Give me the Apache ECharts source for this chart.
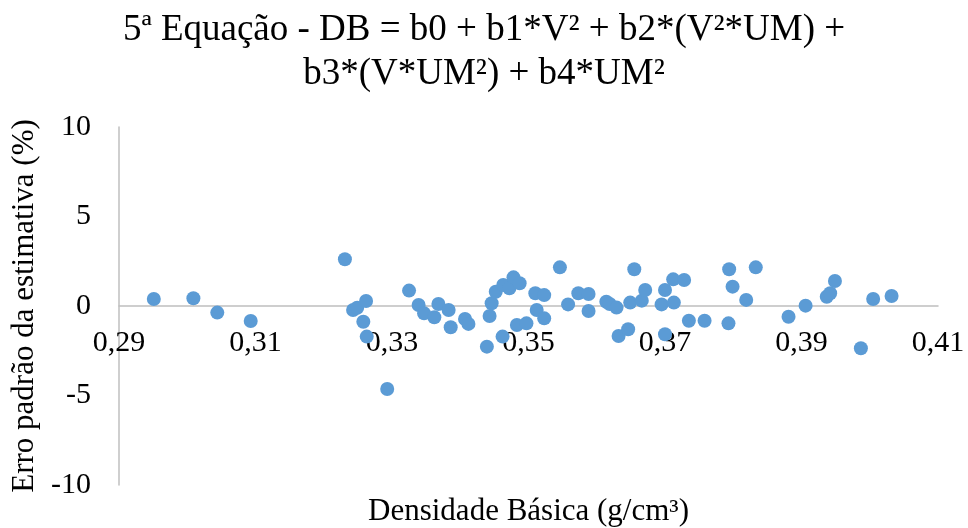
<!DOCTYPE html>
<html>
<head>
<meta charset="utf-8">
<script src="https://cdn.jsdelivr.net/npm/echarts@6/dist/echarts.min.js"></script>
<style>
html,body{margin:0;padding:0;background:#fff;}
#chart{width:968px;height:528px;}
</style>
</head>
<body>
<div id="chart"></div>
<script>
const densidade = [
  0.2951, 0.3009, 0.3044, 0.3093, 0.3231, 0.3243, 0.3249, 0.3262, 0.3258, 0.3263,
  0.3293, 0.3325, 0.3339, 0.3347, 0.3362, 0.3368, 0.3383, 0.3386, 0.3407, 0.3412,
  0.3439, 0.3443, 0.3446, 0.3452, 0.3463, 0.3472, 0.3478, 0.3487, 0.3462, 0.3483,
  0.3497, 0.3510, 0.3512, 0.3523, 0.3523, 0.3546, 0.3558, 0.3573, 0.3588, 0.3588,
  0.3614, 0.3619, 0.3629, 0.3632, 0.3646, 0.3649, 0.3655, 0.3666, 0.3671, 0.3695,
  0.3700, 0.3700, 0.3713, 0.3712, 0.3728, 0.3735, 0.3758, 0.3793, 0.3794, 0.3799,
  0.3819, 0.3833, 0.3881, 0.3906, 0.3937, 0.3942, 0.3949, 0.3987, 0.4005, 0.4032
];
const erro = [
  0.39, 0.43, -0.37, -0.84, 2.61, -0.22, -0.10, 0.28, -0.88, -1.71,
  -4.64, 0.86, 0.06, -0.41, -0.63, 0.11, -0.22, -1.19, -0.73, -1.00,
  -2.27, -0.56, 0.15, 0.80, 1.17, 0.99, 1.60, 1.27, -1.71, -1.06,
  -0.97, 0.71, -0.22, 0.61, -0.69, 2.16, 0.09, 0.71, 0.67, -0.28,
  0.24, 0.11, -0.09, -1.68, -1.30, 0.19, 2.05, 0.30, 0.89, 0.09,
  0.89, -1.58, 0.19, 1.49, 1.45, -0.82, -0.82, -0.97, 2.05, 1.08,
  0.34, 2.16, -0.60, 0.02, 0.52, 0.71, 1.40, -2.36, 0.39, 0.56
];
const titleText = '5ª Equação - DB = b0 + b1*V² + b2*(V²*UM) +\nb3*(V*UM²) + b4*UM²';
const xName = 'Densidade Básica (g/cm³)';
const yName = 'Erro padrão da estimativa (%)';
const xMin = 0.29, xMax = 0.41, xStep = 0.02;
const yMin = -10, yMax = 10, yStep = 5;

const font = 'Liberation Serif';
const gridTop = 127, gridBottom = 43, chartH = 528;
const plotH = chartH - gridTop - gridBottom;
// move the x axis (line + labels) up to y = 0
const zeroOffset = -plotH * (0 - yMin) / (yMax - yMin);

const chart = echarts.init(document.getElementById('chart'), null, {renderer: 'canvas'});
chart.setOption({
  backgroundColor: '#fff',
  animation: false,
  title: {
    text: titleText,
    left: 'center',
    top: 3,
    textStyle: {fontFamily: font, fontSize: 37, fontWeight: 'normal', color: '#000', lineHeight: 44}
  },
  grid: {left: 119, right: 30, top: gridTop, bottom: gridBottom, containLabel: false, outerBoundsMode: 'none'},
  xAxis: {
    type: 'value',
    min: xMin, max: xMax, interval: xStep,
    offset: zeroOffset,
    name: xName,
    nameLocation: 'middle',
    nameGap: 190,
    nameTextStyle: {fontFamily: font, fontSize: 31, color: '#000'},
    axisLine: {onZero: false, lineStyle: {color: '#bfbfbf', width: 1.5}},
    axisTick: {show: false},
    splitLine: {show: false},
    axisLabel: {
      fontFamily: font, fontSize: 30, color: '#000', margin: 22,
      formatter: v => v.toFixed(2).replace('.', ',')
    }
  },
  yAxis: {
    type: 'value',
    min: yMin, max: yMax, interval: yStep,
    name: yName,
    nameLocation: 'middle',
    nameGap: 75,
    nameTextStyle: {fontFamily: font, fontSize: 31, color: '#000'},
    axisLine: {show: true, lineStyle: {color: '#bfbfbf', width: 1.5}},
    axisTick: {show: false},
    splitLine: {show: false},
    axisLabel: {fontFamily: font, fontSize: 30, color: '#000', margin: 28}
  },
  series: [{
    type: 'scatter',
    symbol: 'circle',
    symbolSize: 14,
    itemStyle: {color: '#5b9bd5', opacity: 1},
    data: densidade.map((x, i) => [x, erro[i]])
  }]
});
</script>
</body>
</html>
________________________
WHAT NEEDS TO BE DONE> Copy the listing exactly. Any image in it stays out of the copy.

TASK OUTPUT>
Give me the Apache ECharts source for this chart.
<!DOCTYPE html>
<html>
<head>
<meta charset="utf-8">
<script src="https://cdn.jsdelivr.net/npm/echarts@6/dist/echarts.min.js"></script>
<style>
html,body{margin:0;padding:0;background:#fff;}
#chart{width:968px;height:528px;}
</style>
</head>
<body>
<div id="chart"></div>
<script>
const densidade = [
  0.2951, 0.3009, 0.3044, 0.3093, 0.3231, 0.3243, 0.3249, 0.3262, 0.3258, 0.3263,
  0.3293, 0.3325, 0.3339, 0.3347, 0.3362, 0.3368, 0.3383, 0.3386, 0.3407, 0.3412,
  0.3439, 0.3443, 0.3446, 0.3452, 0.3463, 0.3472, 0.3478, 0.3487, 0.3462, 0.3483,
  0.3497, 0.3510, 0.3512, 0.3523, 0.3523, 0.3546, 0.3558, 0.3573, 0.3588, 0.3588,
  0.3614, 0.3619, 0.3629, 0.3632, 0.3646, 0.3649, 0.3655, 0.3666, 0.3671, 0.3695,
  0.3700, 0.3700, 0.3713, 0.3712, 0.3728, 0.3735, 0.3758, 0.3793, 0.3794, 0.3799,
  0.3819, 0.3833, 0.3881, 0.3906, 0.3937, 0.3942, 0.3949, 0.3987, 0.4005, 0.4032
];
const erro = [
  0.39, 0.43, -0.37, -0.84, 2.61, -0.22, -0.10, 0.28, -0.88, -1.71,
  -4.64, 0.86, 0.06, -0.41, -0.63, 0.11, -0.22, -1.19, -0.73, -1.00,
  -2.27, -0.56, 0.15, 0.80, 1.17, 0.99, 1.60, 1.27, -1.71, -1.06,
  -0.97, 0.71, -0.22, 0.61, -0.69, 2.16, 0.09, 0.71, 0.67, -0.28,
  0.24, 0.11, -0.09, -1.68, -1.30, 0.19, 2.05, 0.30, 0.89, 0.09,
  0.89, -1.58, 0.19, 1.49, 1.45, -0.82, -0.82, -0.97, 2.05, 1.08,
  0.34, 2.16, -0.60, 0.02, 0.52, 0.71, 1.40, -2.36, 0.39, 0.56
];
const titleText = '5ª Equação - DB = b0 + b1*V² + b2*(V²*UM) +\nb3*(V*UM²) + b4*UM²';
const xName = 'Densidade Básica (g/cm³)';
const yName = 'Erro padrão da estimativa (%)';
const xMin = 0.29, xMax = 0.41, xStep = 0.02;
const yMin = -10, yMax = 10, yStep = 5;

const font = 'Liberation Serif';
const gridTop = 127, gridBottom = 43, chartH = 528;
const plotH = chartH - gridTop - gridBottom;
// move the x axis (line + labels) up to y = 0
const zeroOffset = -plotH * (0 - yMin) / (yMax - yMin);

const chart = echarts.init(document.getElementById('chart'), null, {renderer: 'canvas'});
chart.setOption({
  backgroundColor: '#fff',
  animation: false,
  title: {
    text: titleText,
    left: 'center',
    top: 3,
    textStyle: {fontFamily: font, fontSize: 37, fontWeight: 'normal', color: '#000', lineHeight: 44}
  },
  grid: {left: 119, right: 30, top: gridTop, bottom: gridBottom, containLabel: false, outerBoundsMode: 'none'},
  xAxis: {
    type: 'value',
    min: xMin, max: xMax, interval: xStep,
    offset: zeroOffset,
    name: xName,
    nameLocation: 'middle',
    nameGap: 190,
    nameTextStyle: {fontFamily: font, fontSize: 31, color: '#000'},
    axisLine: {onZero: false, lineStyle: {color: '#bfbfbf', width: 1.5}},
    axisTick: {show: false},
    splitLine: {show: false},
    axisLabel: {
      fontFamily: font, fontSize: 30, color: '#000', margin: 22,
      formatter: v => v.toFixed(2).replace('.', ',')
    }
  },
  yAxis: {
    type: 'value',
    min: yMin, max: yMax, interval: yStep,
    name: yName,
    nameLocation: 'middle',
    nameGap: 75,
    nameTextStyle: {fontFamily: font, fontSize: 31, color: '#000'},
    axisLine: {show: true, lineStyle: {color: '#bfbfbf', width: 1.5}},
    axisTick: {show: false},
    splitLine: {show: false},
    axisLabel: {fontFamily: font, fontSize: 30, color: '#000', margin: 28}
  },
  series: [{
    type: 'scatter',
    symbol: 'circle',
    symbolSize: 14,
    itemStyle: {color: '#5b9bd5', opacity: 1},
    data: densidade.map((x, i) => [x, erro[i]])
  }]
});
</script>
</body>
</html>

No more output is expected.